The Initial Surface Problem is "the problem that occurs as a direct result of the inciting incident... it propels the protagonist to take action... and assists in the eventual revelation of the story-worthy problem."

The Story-Worthy Problem is "always the paramount problem; it's what the story is really about in the final analysis... a true story-worthy problem is closely associated with the protagonist's inner self."

For more on the crafting of opening hooks, check out Writing Hooks (not Crooks) by Kat Feete.
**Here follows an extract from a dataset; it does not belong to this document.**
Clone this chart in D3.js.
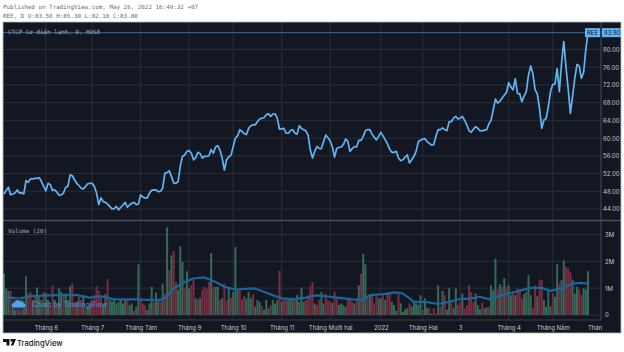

In the pages of Hooked I was happy to find an example of the technique I employed in my own opening scene of Kindred. The opening of Chapter 1, that is. I do have a prologue. I'm not sure if it will make the final draft, but I think it will. I have an epilogue that echoes the voice of the prologue, just like the final scene of the last chapter carries echoes of the opening scene of Chapter 1. In fact, the way I figured out how to end the book was looking back closely at my opening scene, making sure I understood what questions I had raised therein, and having my viewpoint character, Ian Cameron, conscious of how they had been answered.

But that ending is a long way off for now as I begin the editing process, in a much more linear fashion than I wrote the first draft. Both beginning and ending may change during that process. I hope both will be strengthened and improved.

The opening scene technique I was referring to, that I used in Chapter 1 of Kindred, is what Edgerton calls "entering late and leaving early." We enter the scene with the protagonist, Ian Cameron, in medias res, with no explanation of how he got himself into his present and very obvious trouble. Then comes a brief slide into immediate back story, then back to the present, all in the space of a few paragraphs, with no space breaks and, hopefully, no jarring. The challenge in making this technique work is to create an opening situation intriguing enough to hold the reader's attention across those few paragraphs, to make them interested enough in Ian and his troubles to want to know how he landed himself in them, and most of all want to know will he get himself out?

In my next couple of posts I'll share excerpts from Kindred. The prologue, and the opening scene.

*quotes cited from Hooked, by Les Edgerton, Writer's Digest Books, Cincinnati, OH, 2007; used for review.